Task to complete:
Below are records; count the lines in them that hold "this" and give only the count.

Items listed in a dataset:
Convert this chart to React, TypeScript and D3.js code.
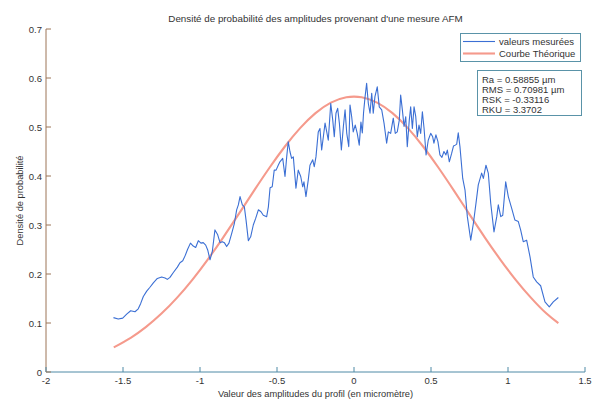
import React from "react";
import * as d3 from "d3";

const title = "Densité de probabilité des amplitudes provenant d'une mesure AFM";
const xLabel = "Valeur des amplitudes du profil (en micromètre)";
const yLabel = "Densité de probabilité";
const legendLabels = ["valeurs mesurées", "Courbe Théorique"];
const statsLines = ["Ra = 0.58855 µm", "RMS = 0.70981 µm", "RSK = -0.33116", "RKU = 3.3702"];

const xTicks = [-2, -1.5, -1, -0.5, 0, 0.5, 1, 1.5];
const xTickLabels = ["-2", "-1.5", "-1", "-0.5", "0", "0.5", "1", "1.5"];
const yTicks = [0, 0.1, 0.2, 0.3, 0.4, 0.5, 0.6, 0.7];
const yTickLabels = ["0", "0.1", "0.2", "0.3", "0.4", "0.5", "0.6", "0.7"];

const measuredX = [
  -1.562, -1.531, -1.502, -1.476, -1.45, -1.422, -1.401, -1.385, -1.368, -1.346,
  -1.325, -1.303, -1.277, -1.249, -1.227, -1.212, -1.195, -1.173, -1.147, -1.13,
  -1.112, -1.097, -1.081, -1.062, -1.044, -1.028, -1.011, -0.994, -0.979, -0.963,
  -0.95, -0.935, -0.92, -0.903, -0.885, -0.87, -0.855, -0.842, -0.827, -0.812,
  -0.794, -0.777, -0.762, -0.751, -0.74, -0.725, -0.712, -0.701, -0.686, -0.671,
  -0.654, -0.638, -0.621, -0.604, -0.589, -0.567, -0.556, -0.545, -0.531, -0.518,
  -0.506, -0.492, -0.481, -0.463, -0.448, -0.437, -0.427, -0.416, -0.405, -0.394,
  -0.377, -0.362, -0.346, -0.333, -0.325, -0.312, -0.297, -0.286, -0.268, -0.258,
  -0.247, -0.232, -0.221, -0.21, -0.199, -0.188, -0.177, -0.167, -0.151, -0.138,
  -0.128, -0.117, -0.106, -0.095, -0.082, -0.069, -0.058, -0.047, -0.034, -0.026,
  -0.015, -0.005, 0.008, 0.021, 0.034, 0.045, 0.054, 0.062, 0.071, 0.082,
  0.093, 0.104, 0.115, 0.125, 0.136, 0.151, 0.164, 0.18, 0.195, 0.212,
  0.223, 0.238, 0.255, 0.268, 0.281, 0.294, 0.303, 0.314, 0.325, 0.336,
  0.346, 0.359, 0.368, 0.379, 0.39, 0.401, 0.411, 0.422, 0.433, 0.444,
  0.455, 0.468, 0.482, 0.498, 0.511, 0.519, 0.532, 0.545, 0.558, 0.571,
  0.584, 0.597, 0.606, 0.619, 0.634, 0.646, 0.658, 0.667, 0.677, 0.688,
  0.706, 0.721, 0.736, 0.758, 0.775, 0.792, 0.807, 0.829, 0.84, 0.857,
  0.872, 0.888, 0.909, 0.927, 0.937, 0.953, 0.966, 0.985, 1.002, 1.024,
  1.045, 1.067, 1.082, 1.099, 1.121, 1.143, 1.164, 1.186, 1.212, 1.24,
  1.268, 1.294, 1.327,
];
const measuredY = [
  0.111, 0.108, 0.11, 0.118, 0.125, 0.123, 0.129, 0.14, 0.154, 0.165,
  0.173, 0.182, 0.191, 0.194, 0.192, 0.189, 0.193, 0.203, 0.214, 0.223,
  0.227, 0.237, 0.25, 0.263, 0.257, 0.254, 0.268, 0.263, 0.264, 0.259,
  0.249, 0.229, 0.246, 0.29, 0.28, 0.264, 0.266, 0.264, 0.256, 0.263,
  0.283, 0.303, 0.331, 0.341, 0.358, 0.341, 0.337, 0.31, 0.268, 0.276,
  0.3, 0.314, 0.331, 0.327, 0.32, 0.317, 0.337, 0.376, 0.378, 0.412,
  0.412, 0.422, 0.429, 0.436, 0.399, 0.439, 0.47, 0.45, 0.436, 0.439,
  0.375, 0.412, 0.399, 0.378, 0.388, 0.358, 0.392, 0.422, 0.433, 0.419,
  0.439, 0.49, 0.497, 0.453, 0.48, 0.508, 0.49, 0.473, 0.548, 0.514,
  0.48, 0.528, 0.538, 0.508, 0.453, 0.501, 0.535, 0.487, 0.46, 0.545,
  0.521, 0.49, 0.504, 0.487, 0.463, 0.51, 0.488, 0.529, 0.559, 0.589,
  0.548, 0.528, 0.569, 0.528, 0.562, 0.582, 0.541, 0.535, 0.508, 0.467,
  0.49, 0.487, 0.518, 0.487, 0.49, 0.514, 0.565, 0.535, 0.501, 0.521,
  0.46, 0.514, 0.541, 0.497, 0.541, 0.521, 0.48, 0.504, 0.487, 0.531,
  0.497, 0.443, 0.473, 0.487, 0.48, 0.467, 0.484, 0.47, 0.443, 0.438,
  0.45, 0.443, 0.453, 0.429, 0.446, 0.461, 0.463, 0.465, 0.488, 0.46,
  0.395, 0.371, 0.317, 0.269, 0.303, 0.344, 0.382, 0.406, 0.395, 0.422,
  0.406, 0.344, 0.286, 0.317, 0.341, 0.317, 0.32, 0.388, 0.358, 0.334,
  0.31, 0.307, 0.29, 0.266, 0.269, 0.235, 0.194, 0.184, 0.176, 0.143,
  0.133, 0.143, 0.152,
];

const theoryX = [
  -1.56, -1.45, -1.35, -1.25, -1.15, -1.05, -0.95, -0.85, -0.75, -0.65,
  -0.55, -0.45, -0.35, -0.25, -0.15, -0.05, 0.05, 0.15, 0.25, 0.35,
  0.45, 0.55, 0.65, 0.75, 0.85, 0.95, 1.05, 1.15, 1.25, 1.327,
];
const theoryY = [
  0.0502, 0.0698, 0.0921, 0.1192, 0.1513, 0.1882, 0.2295, 0.2744, 0.3216, 0.3696,
  0.4163, 0.4597, 0.4977, 0.5283, 0.5497, 0.5607, 0.5607, 0.5497, 0.5283, 0.4977,
  0.4597, 0.4163, 0.3696, 0.3216, 0.2744, 0.2295, 0.1882, 0.1513, 0.1192, 0.0998,
];

const W = 601;
const H = 403;
const FONT = "'Liberation Sans', Arial, Helvetica, sans-serif";
const BLUE = "#3b6fd4";
const RED = "#f59a8c";
const TEXT = "#333";
const XAXIS = "#4f8aa6";
const YAXIS = "#9c7456";
const BOX = "#5a93a8";

export default function App() {
  const x = d3.scaleLinear().domain([-2, 1.5]).range([46, 585]);
  const y = d3.scaleLinear().domain([0, 0.7]).range([372, 29]);

  const measured = measuredX.map((v, i) => [v, measuredY[i]] as [number, number]);
  const theory = theoryX.map((v, i) => [v, theoryY[i]] as [number, number]);

  const lineM = d3.line<[number, number]>().x((d) => x(d[0])).y((d) => y(d[1]));
  const lineT = d3
    .line<[number, number]>()
    .x((d) => x(d[0]))
    .y((d) => y(d[1]))
    .curve(d3.curveNatural);

  const x0 = x(-2);
  const x1 = x(1.5);
  const y0 = y(0);
  const y1 = y(0.7);

  return (
    <svg
      width={W}
      height={H}
      style={{ position: "absolute", left: 0, top: 0, background: "#fff" }}
      fontFamily={FONT}
    >
      <rect x={0} y={0} width={W} height={H} fill="#fff" />
      <text x={(x0 + x1) / 2} y={22} textAnchor="middle" fontSize={9.8} fill={TEXT}>
        {title}
      </text>

      {/* theoretical curve */}
      <path d={lineT(theory) || ""} fill="none" stroke={RED} strokeWidth={2.1} />
      {/* measured values */}
      <path d={lineM(measured) || ""} fill="none" stroke={BLUE} strokeWidth={1.1} strokeLinejoin="round" />

      {/* axes */}
      <line x1={x0} x2={x1} y1={y0} y2={y0} stroke={XAXIS} strokeWidth={1} />
      <line x1={x0} x2={x0} y1={y0} y2={y1} stroke={YAXIS} strokeWidth={1} />
      {xTicks.map((t, i) => (
        <g key={"xt" + i}>
          <line x1={x(t)} x2={x(t)} y1={y0} y2={y0 - 5} stroke={XAXIS} strokeWidth={1} />
          <text x={x(t)} y={y0 + 12} textAnchor="middle" fontSize={9.5} fill={TEXT}>
            {xTickLabels[i]}
          </text>
        </g>
      ))}
      {yTicks.map((t, i) => (
        <g key={"yt" + i}>
          <line x1={x0} x2={x0 + 5} y1={y(t)} y2={y(t)} stroke={YAXIS} strokeWidth={1} />
          <text x={x0 - 4} y={y(t) + 3.5} textAnchor="end" fontSize={9.5} fill={TEXT}>
            {yTickLabels[i]}
          </text>
        </g>
      ))}
      <text x={(x0 + x1) / 2} y={397} textAnchor="middle" fontSize={9.3} fill={TEXT}>
        {xLabel}
      </text>
      <text
        transform={`translate(23, ${(y0 + y1) / 2}) rotate(-90)`}
        textAnchor="middle"
        fontSize={9.3}
        fill={TEXT}
      >
        {yLabel}
      </text>

      {/* legend */}
      <rect x={460.5} y={33.5} width={120} height={28} fill="#fff" stroke={BOX} strokeWidth={1} />
      <line x1={463} x2={495} y1={41.5} y2={41.5} stroke={BLUE} strokeWidth={1.1} />
      <line x1={463} x2={495} y1={53.5} y2={53.5} stroke={RED} strokeWidth={2.1} />
      <text x={499} y={45} fontSize={9.5} fill={TEXT}>{legendLabels[0]}</text>
      <text x={499} y={57} fontSize={9.5} fill={TEXT}>{legendLabels[1]}</text>

      {/* stats box */}
      <rect x={477.5} y={70.5} width={104} height={45} fill="#fff" stroke={BOX} strokeWidth={1} />
      {statsLines.map((s, i) => (
        <text key={"s" + i} x={482} y={82.5 + i * 10} fontSize={9.5} fill={TEXT}>
          {s}
        </text>
      ))}
    </svg>
  );
}
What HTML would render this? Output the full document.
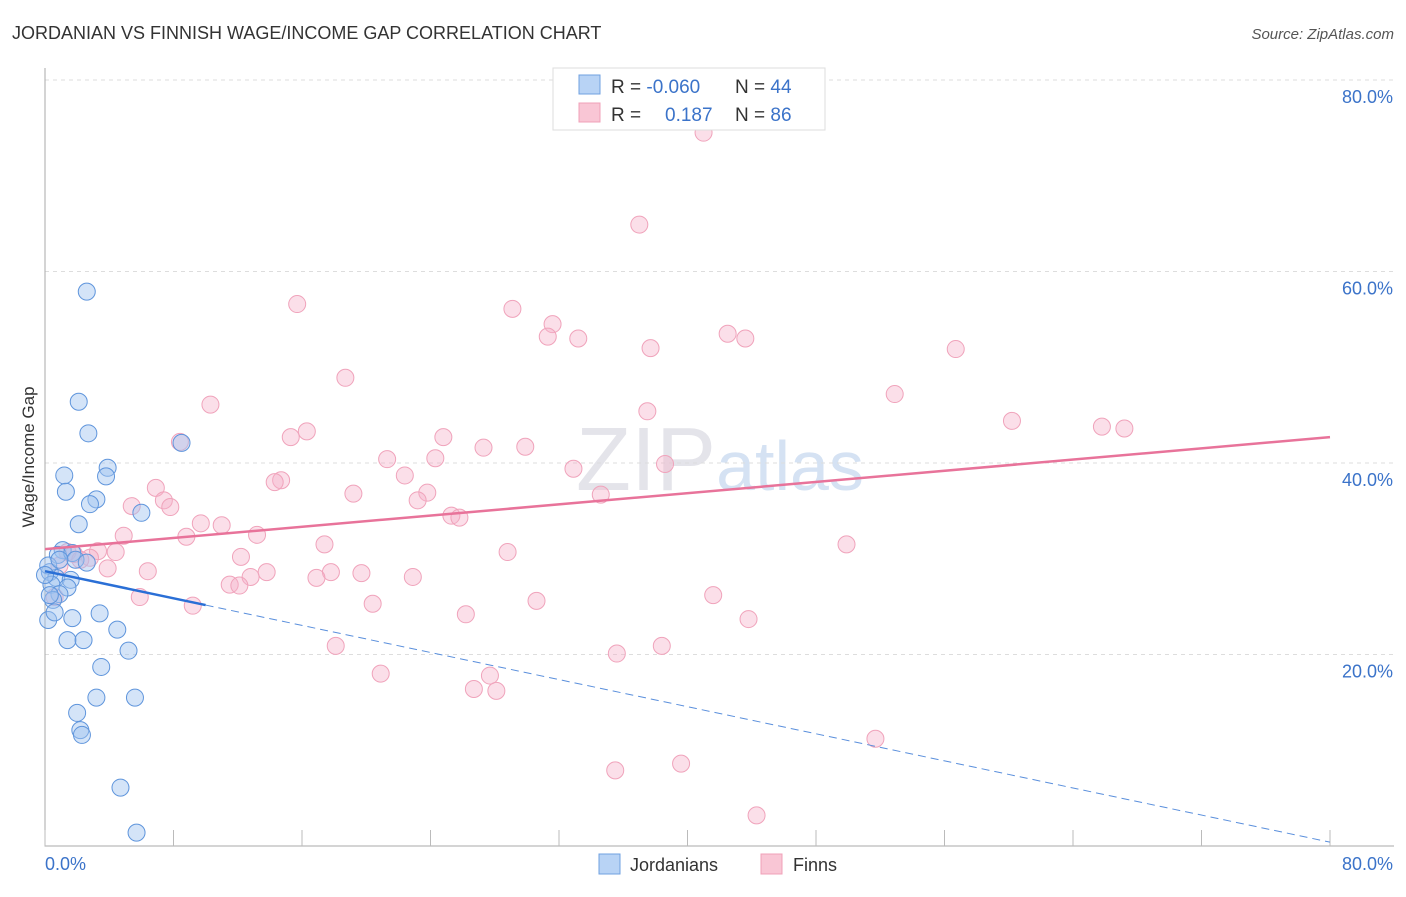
<!DOCTYPE html>
<html><head><meta charset="utf-8"><style>
body{margin:0;background:#fff;font-family:"Liberation Sans",sans-serif}
svg text{font-family:"Liberation Sans",sans-serif}
</style></head><body>
<svg id="chart" width="1406" height="892" xmlns="http://www.w3.org/2000/svg">
<text x="12" y="39" font-size="18" fill="#333">JORDANIAN VS FINNISH WAGE/INCOME GAP CORRELATION CHART</text>
<text x="1394" y="39" font-size="15" fill="#555" text-anchor="end" font-style="italic">Source: ZipAtlas.com</text>
<text x="720" y="490" font-size="90" fill="#e4e4ea" text-anchor="middle" font-family="Liberation Serif">ZIP<tspan fill="#d5e2f3" font-family="Liberation Sans" font-size="70">atlas</tspan></text>
<g id="grid"></g><g id="axes"></g><g id="marks"></g><g id="lines"></g>
<text transform="translate(34,457) rotate(-90)" font-size="17" fill="#333" text-anchor="middle">Wage/Income Gap</text>
<g>
<rect x="553" y="68" width="272" height="62" fill="#fff" stroke="#ddd"/>
<rect x="579" y="75" width="21" height="19" fill="#b8d3f5" stroke="#6fa0e0"/>
<rect x="579" y="103" width="21" height="19" fill="#f9c6d5" stroke="#f0a0b8"/>
<text x="611" y="93" font-size="19" fill="#333">R = <tspan fill="#3b73c9">-0.060</tspan></text>
<text x="735" y="93" font-size="19" fill="#333">N = <tspan fill="#3b73c9">44</tspan></text>
<text x="611" y="121" font-size="19" fill="#333">R = <tspan fill="#3b73c9" x="665">0.187</tspan></text>
<text x="735" y="121" font-size="19" fill="#333">N = <tspan fill="#3b73c9">86</tspan></text>
</g>
<g>
<rect x="599" y="854" width="21" height="20" fill="#b8d3f5" stroke="#6fa0e0"/>
<text x="630" y="871" font-size="18" fill="#333">Jordanians</text>
<rect x="761" y="854" width="21" height="20" fill="#f9c6d5" stroke="#f0a0b8"/>
<text x="793" y="871" font-size="18" fill="#333">Finns</text>
</g>
</svg>
<script>
const yTicks=[20,40,60,80];
const yTickLabels=["20.0%","40.0%","60.0%","80.0%"];
const xTicks=[0,8,16,24,32,40,48,56,64,72,80];
const blueX=[2.6,2.1,2.7,1.2,1.3,3.9,3.8,3.2,2.8,2.1,6.0,1.1,0.8,1.7,1.9,2.6,0.3,0.7,1.6,0.4,1.4,0.9,0.5,0.2,0.6,1.7,3.4,4.5,1.4,2.4,5.2,3.5,3.2,5.6,2.0,2.2,2.3,4.7,5.7,8.5,0.2,0.9,0.0,0.3];
const blueY=[57.9,46.4,43.1,38.7,37.0,39.5,38.6,36.2,35.7,33.6,34.8,30.9,30.4,30.6,29.9,29.6,28.6,28.0,27.8,27.3,27.0,26.3,25.7,23.6,24.4,23.8,24.3,22.6,21.5,21.5,20.4,18.7,15.5,15.5,13.9,12.1,11.6,6.1,1.4,42.1,29.3,29.9,28.3,26.2];
const pinkX=[41.0,37.0,15.7,29.1,31.6,31.3,33.2,37.7,42.5,43.6,56.7,18.7,10.3,52.9,37.5,60.2,65.8,67.2,16.3,15.3,24.8,27.3,29.9,8.4,21.3,24.3,38.6,32.9,14.7,14.3,22.4,6.9,19.2,23.8,23.2,34.6,7.4,7.8,5.4,25.3,25.8,9.7,11.0,8.8,13.2,4.9,17.4,49.9,28.8,1.4,3.3,4.4,2.8,1.8,12.2,3.9,6.4,13.8,17.8,19.7,16.9,22.9,12.8,11.5,12.1,5.9,9.2,30.6,20.4,41.6,26.2,43.8,18.1,35.6,38.4,20.9,27.7,26.7,28.1,51.7,35.5,39.6,44.3,0.6,2.2,0.9];
const pinkY=[74.5,64.9,56.6,56.1,54.5,53.2,53.0,52.0,53.5,53.0,51.9,48.9,46.1,47.2,45.4,44.4,43.8,43.6,43.3,42.7,42.7,41.6,41.7,42.2,40.4,40.5,39.9,39.4,38.2,38.0,38.7,37.4,36.8,36.9,36.1,36.7,36.1,35.4,35.5,34.5,34.3,33.7,33.5,32.3,32.5,32.4,31.5,31.5,30.7,30.7,30.8,30.7,30.1,30.5,30.2,29.0,28.7,28.6,28.6,28.5,28.0,28.1,28.1,27.3,27.2,26.0,25.1,25.6,25.3,26.2,24.2,23.7,20.9,20.1,20.9,18.0,17.8,16.4,16.2,11.2,7.9,8.6,3.2,26.0,29.9,29.3];
const pinkTrend=[31.0,42.7];
const blueTrend=[28.7,0.4];
const blueSolidEnd=10;
const X0=45,X1=1330,Y0=846,Y1=80;
const sx=v=>X0+(X1-X0)*v/80, sy=v=>Y0-(Y0-Y1)*v/80;
const NS="http://www.w3.org/2000/svg";
function mk(parent,tag,attrs){const e=document.createElementNS(NS,tag);for(const k in attrs)e.setAttribute(k,attrs[k]);document.getElementById(parent).appendChild(e);return e;}
yTicks.forEach((t,i)=>{
 const g=mk('grid','line',{x1:X0,x2:1394,y1:sy(t),y2:sy(t),stroke:'#ddd','stroke-dasharray':'4,4'});
 
 
 const l=mk('axes','text',{x:1393,y:sy(t)+23,'font-size':18,fill:'#3b73c9','text-anchor':'end'});
 l.textContent=yTickLabels[i];
 
 
});
const ax=mk('axes','path',{d:`M${X0},68V${Y0}H1394`,stroke:'#aaa',fill:'none'});


xTicks.forEach(t=>{
 const e=mk('axes','line',{x1:sx(t),x2:sx(t),y1:Y0-16,y2:Y0,stroke:'#bbb'});
 
 
});
const xl0=mk('axes','text',{x:45,y:870,'font-size':18,fill:'#3b73c9'});xl0.textContent='0.0%';


const xl1=mk('axes','text',{x:1393,y:870,'font-size':18,fill:'#3b73c9','text-anchor':'end'});xl1.textContent='80.0%';


pinkX.forEach((x,i)=>{
 const c=mk('marks','circle',{cx:sx(x),cy:sy(pinkY[i]),r:8.5,fill:'rgba(246,176,200,0.4)',stroke:'#f0a3bb','stroke-width':1});
 
 
});
blueX.forEach((x,i)=>{
 const c=mk('marks','circle',{cx:sx(x),cy:sy(blueY[i]),r:8.5,fill:'rgba(160,196,240,0.45)',stroke:'#5f95dc','stroke-width':1});
 
 
});
const pl=mk('lines','line',{x1:sx(0),y1:sy(pinkTrend[0]),x2:sx(80),y2:sy(pinkTrend[1]),stroke:'#e8739a','stroke-width':2.5});


const by=x=>blueTrend[0]+(blueTrend[1]-blueTrend[0])*x/80;
const bl=mk('lines','line',{x1:sx(0),y1:sy(by(0)),x2:sx(blueSolidEnd),y2:sy(by(blueSolidEnd)),stroke:'#2a6fd6','stroke-width':2.5});


const bd=mk('lines','line',{x1:sx(blueSolidEnd),y1:sy(by(blueSolidEnd)),x2:sx(80),y2:sy(by(80)),stroke:'#5a8fdc','stroke-width':1,'stroke-dasharray':'8,5'});


</script>
</body></html>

Finished answer:
2